Ahrens, of course, doesn’t think so. “YOLO has some global exposure combined with U.S. exposure. MSOS is 100% U.S.-focused. That provides diversification within one’s cannabis exposure.”

He envisions any cannabis fund to be a growth-oriented satellite position within the equity portion of an investor’s portfolio. But given the rough going so far in the cannabis patch, investors can’t be blamed for being skeptical about the industry’s much-promised growth potential.

“There’s no denying in the second half of ’19 into the early months of ’20 that the entire group of cannabis stocks was down dramatically,” he said. “This is a very new industry with lots of volatility that’s regulatory related.
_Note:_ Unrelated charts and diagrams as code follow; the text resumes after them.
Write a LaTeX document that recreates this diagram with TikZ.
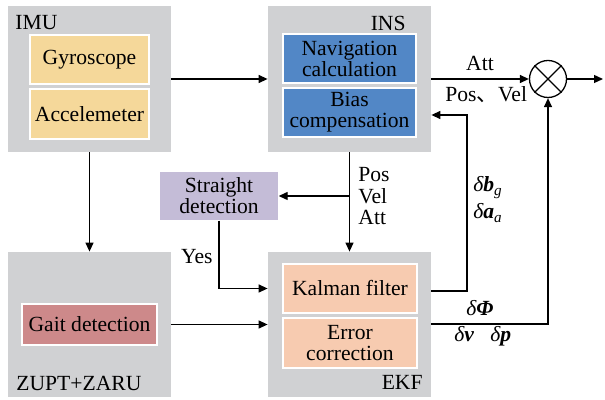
\documentclass[tikz,border=0pt]{standalone}
\usepackage{fontspec}
\setmainfont{Liberation Serif}
\newfontfamily\cjk{Noto Sans CJK SC}
\usetikzlibrary{arrows.meta}
\definecolor{panel}{HTML}{D0D1D3}
\definecolor{sensor}{HTML}{F5D89A}
\definecolor{navblue}{HTML}{5287C6}
\definecolor{ekfpeach}{HTML}{F7CBB0}
\definecolor{lilac}{HTML}{C4BCD7}
\definecolor{rose}{HTML}{CD898A}
\begin{document}
\begin{tikzpicture}[x=0.5pt,y=-0.5pt,
  every node/.style={font=\fontsize{10.8}{10.5}\selectfont},
  panelbox/.style={fill=panel,draw=none,minimum width=81.5pt,minimum height=73pt,inner sep=0},
  inbox/.style={draw=white,line width=0.7pt,inner sep=0,align=center},
  arr/.style={line width=0.65pt,-{Triangle[length=4.5pt,width=4pt]}},
  ln/.style={line width=0.65pt},
  lbl/.style={inner sep=0}]
\useasboundingbox (0,0) rectangle (605,400);

% grey module panels
\node[panelbox] (IMU) at (89.5,79) {};
\node[panelbox] (INS) at (349.5,79) {};
\node[panelbox,minimum height=72.5pt] (ZUPT) at (89.5,324.5) {};
\node[panelbox,minimum height=72.5pt] (EKF) at (349.5,324.5) {};

% inner blocks
\node[inbox,fill=sensor,minimum width=59.5pt,minimum height=24.5pt] (Gyro) at (89.5,59.5) {Gyroscope};
\node[inbox,fill=sensor,minimum width=59.5pt,minimum height=25pt] (Acc) at (89.5,114) {Accelemeter};
\node[inbox,fill=navblue,minimum width=66.5pt,minimum height=24.5pt] (Nav) at (349.5,58.5) {Navigation\\calculation};
\node[inbox,fill=navblue,minimum width=66.5pt,minimum height=24.5pt] (Bias) at (349.5,112.5) {Bias\\compensation};
\node[inbox,fill=ekfpeach,minimum width=67pt,minimum height=24.5pt] (Kalman) at (350,288.5) {Kalman filter};
\node[inbox,fill=ekfpeach,minimum width=67pt,minimum height=25pt] (Err) at (350,343) {Error\\correction};
\node[inbox,fill=lilac,draw=none,minimum width=59pt,minimum height=24pt] (Straight) at (219,196) {Straight\\detection};
\node[inbox,fill=rose,minimum width=67.5pt,minimum height=20.5pt] (Gait) at (89.5,324.5) {Gait detection};

% panel titles
\node[lbl,anchor=west] at (15,22.5) {IMU};
\node[lbl,anchor=east] at (406,23.5) {INS};
\node[lbl,anchor=west] at (16,383) {ZUPT+ZARU};
\node[lbl,anchor=east] at (423,382) {EKF};

% multiplier
\node[draw,circle,line width=0.65pt,fill=white,minimum size=18.5pt,inner sep=0] (X) at (548,79) {};
\draw[ln] (X.north west) -- (X.south east) (X.north east) -- (X.south west);
\coordinate (out) at (603,79);

% feedback corners
\coordinate (kout) at (431,291);
\coordinate (fb) at (467,115);
\coordinate (eout) at (431,324);

% connectors
\draw[arr] (IMU.east) -- (INS.west);
\draw[arr] (IMU.south) -- (ZUPT.north);
\draw[arr] (INS.east) -- (X.west);
\draw[arr] (X.east) -- (out);
\draw[arr] (INS.south) -- (EKF.north);
\draw[arr] (INS.south |- Straight.east) -- (Straight.east);
\draw[arr] (Straight.south) |- (EKF.west |- Kalman.west);
\draw[arr] (ZUPT.east) -- (EKF.west);
\draw[arr] (kout) -| (fb) -- (INS.east |- fb);
\draw[arr] (eout) -| (X.south);

% signal labels
\node[lbl] at (480,63) {Att};
\node[lbl,anchor=base west] at (445,102) {Pos{\cjk 、}Vel};
\node[lbl,anchor=base west] at (358,182) {Pos};
\node[lbl,anchor=base west] at (358,204) {Vel};
\node[lbl,anchor=base west] at (358,225) {Att};
\node[lbl,anchor=base east] at (213,264) {Yes};
\node[lbl,anchor=base west] at (473,192) {\itshape δ\textbf{b}\textsubscript{g}};
\node[lbl,anchor=base west] at (473,219) {\itshape δ\textbf{a}\textsubscript{a}};
\node[lbl,anchor=base west] at (466,316) {\itshape δ\textbf{Φ}};
\node[lbl,anchor=base west] at (454,342) {\itshape δ\textbf{v}};
\node[lbl,anchor=base west] at (490,342) {\itshape δ\textbf{p}};
\end{tikzpicture}
\end{document}
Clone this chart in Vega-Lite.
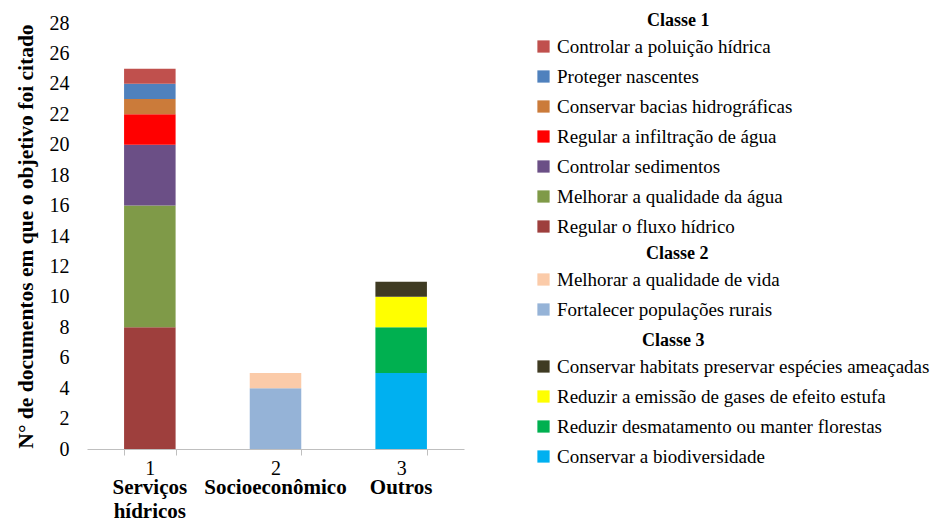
{
  "$schema": "https://vega.github.io/schema/vega-lite/v6.json",
  "width": 377,
  "height": 426,
  "padding": {"left": 15, "top": 12, "right": 5, "bottom": 0},
  "background": "white",
  "config": {
    "font": "Times New Roman, Liberation Serif, DejaVu Serif, serif",
    "view": {"stroke": null},
    "legend": {
      "labelFont": "Times New Roman, Liberation Serif, DejaVu Serif, serif",
      "labelFontSize": 19,
      "labelColor": "#000000",
      "titleFont": "Times New Roman, Liberation Serif, DejaVu Serif, serif",
      "titleFontSize": 18,
      "titleFontWeight": "bold",
      "titleColor": "#000000",
      "symbolType": "square",
      "symbolSize": 150,
      "symbolStrokeWidth": 0,
      "rowPadding": 10,
      "titlePadding": 7,
      "labelOffset": 4,
      "labelLimit": 500,
      "padding": 0
    }
  },
  "data": {
    "values": [
      {"grupo": "Serviços hídricos", "classe": "1", "objetivo": "Regular o fluxo hídrico", "n": 8, "ordem": 1},
      {"grupo": "Serviços hídricos", "classe": "1", "objetivo": "Melhorar a qualidade da água", "n": 8, "ordem": 2},
      {"grupo": "Serviços hídricos", "classe": "1", "objetivo": "Controlar sedimentos", "n": 4, "ordem": 3},
      {"grupo": "Serviços hídricos", "classe": "1", "objetivo": "Regular a infiltração de água", "n": 2, "ordem": 4},
      {"grupo": "Serviços hídricos", "classe": "1", "objetivo": "Conservar bacias hidrográficas", "n": 1, "ordem": 5},
      {"grupo": "Serviços hídricos", "classe": "1", "objetivo": "Proteger nascentes", "n": 1, "ordem": 6},
      {"grupo": "Serviços hídricos", "classe": "1", "objetivo": "Controlar a poluição hídrica", "n": 1, "ordem": 7},
      {"grupo": "Socioeconômico", "classe": "2", "objetivo": "Fortalecer populações rurais", "n": 4, "ordem": 1},
      {"grupo": "Socioeconômico", "classe": "2", "objetivo": "Melhorar a qualidade de vida", "n": 1, "ordem": 2},
      {"grupo": "Outros", "classe": "3", "objetivo": "Conservar a biodiversidade", "n": 5, "ordem": 1},
      {"grupo": "Outros", "classe": "3", "objetivo": "Reduzir desmatamento ou manter florestas", "n": 3, "ordem": 2},
      {"grupo": "Outros", "classe": "3", "objetivo": "Reduzir a emissão de gases de efeito estufa", "n": 2, "ordem": 3},
      {"grupo": "Outros", "classe": "3", "objetivo": "Conservar habitats preservar espécies ameaçadas", "n": 1, "ordem": 4}
    ]
  },
  "encoding": {
    "y": {
      "field": "n",
      "type": "quantitative",
      "aggregate": "sum",
      "stack": "zero",
      "scale": {"domain": [0, 28], "nice": false},
      "axis": {
        "title": "N° de documentos em que o objetivo foi citado",
        "titleFontSize": 21.5,
        "titleFontWeight": "bold",
        "titleColor": "#000000",
        "titlePadding": 12,
        "values": [0, 2, 4, 6, 8, 10, 12, 14, 16, 18, 20, 22, 24, 26, 28],
        "labelFontSize": 20,
        "labelColor": "#000000",
        "labelPadding": 18,
        "ticks": false,
        "domain": false,
        "grid": false
      }
    },
    "order": {"field": "ordem", "type": "quantitative", "sort": "ascending"}
  },
  "layer": [
    {
      "transform": [{"filter": "datum.classe == '1'"}],
      "mark": {"type": "bar"},
      "encoding": {
        "x": {
          "field": "grupo",
          "type": "nominal",
          "scale": {"domain": ["Serviços hídricos", "Socioeconômico", "Outros"], "paddingInner": 0.59, "paddingOuter": 0.295},
          "axis": {
            "title": null,
            "orient": "bottom",
            "labelExpr": "datum.value == 'Serviços hídricos' ? '1' : datum.value == 'Socioeconômico' ? '2' : datum.value == 'Outros' ? '3' : ''",
            "labelAngle": 0,
            "labelFontSize": 20,
            "labelColor": "#000000",
            "labelPadding": 3,
            "domainColor": "#BFBFBF",
            "tickColor": "#BFBFBF",
            "tickSize": 6,
            "tickBand": "extent",
            "grid": false
          }
        },
        "color": {
          "field": "objetivo",
          "type": "nominal",
          "scale": {
            "domain": ["Controlar a poluição hídrica", "Proteger nascentes", "Conservar bacias hidrográficas", "Regular a infiltração de água", "Controlar sedimentos", "Melhorar a qualidade da água", "Regular o fluxo hídrico"],
            "range": ["#C0504D", "#4F81BD", "#CB7B3A", "#FF0000", "#6B4F86", "#7F9A48", "#9E3F3D"]
          },
          "legend": {"title": "Classe 1", "orient": "none", "legendX": 447, "legendY": -11, "titleAnchor": "start", "encode": {"title": {"update": {"dx": {"value": 113}}}}}
        }
      }
    },
    {
      "transform": [{"filter": "datum.classe == '2'"}],
      "mark": {"type": "bar"},
      "encoding": {
        "x": {"field": "grupo", "type": "nominal", "axis": null},
        "color": {
          "field": "objetivo",
          "type": "nominal",
          "scale": {
            "domain": ["Melhorar a qualidade de vida", "Fortalecer populações rurais"],
            "range": ["#FBCBA9", "#95B3D7"]
          },
          "legend": {"title": "Classe 2", "orient": "none", "legendX": 447, "legendY": 222, "titleAnchor": "start", "encode": {"title": {"update": {"dx": {"value": 112}}}}}
        }
      }
    },
    {
      "transform": [{"filter": "datum.classe == '3'"}],
      "mark": {"type": "bar"},
      "encoding": {
        "x": {
          "field": "grupo",
          "type": "nominal",
          "axis": {
            "title": null,
            "orient": "bottom",
            "labelExpr": "datum.value == 'Serviços hídricos' ? ['Serviços', 'hídricos'] : datum.value",
            "labelAngle": 0,
            "labelFontSize": 21,
            "labelFontWeight": "bold",
            "labelColor": "#000000",
            "labelLineHeight": 24,
            "labelPadding": 27,
            "domain": false,
            "ticks": false,
            "grid": false
          }
        },
        "color": {
          "field": "objetivo",
          "type": "nominal",
          "scale": {
            "domain": ["Conservar habitats preservar espécies ameaçadas", "Reduzir a emissão de gases de efeito estufa", "Reduzir desmatamento ou manter florestas", "Conservar a biodiversidade"],
            "range": ["#3F3B23", "#FFFF00", "#00B050", "#00B0F0"]
          },
          "legend": {"title": "Classe 3", "orient": "none", "legendX": 447, "legendY": 309, "titleAnchor": "start", "encode": {"title": {"update": {"dx": {"value": 108}}}}}
        }
      }
    }
  ],
  "resolve": {"scale": {"color": "independent"}, "axis": {"x": "independent"}}
}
But maybe the selling was overdone, and these stocks were severely shorted across the board.”

Indeed, the sector has rebounded—as has the rest of the U.S. equity market—since its nadir in late March. Is this a case of the proverbial high tide lifting all boats, or does the pot trade have staying power?

Ahrens expects the outlook in Canada to improve as the country opens more retail outlets for recreational weed. And he and others are bullish on the prospects of greater marijuana legalization in states across the U.S.

Investors have heard that line before, but it does appear the cannabis legalization train in the U.S. will inevitably pick up speed, and that could benefit investors with a long-term outlook.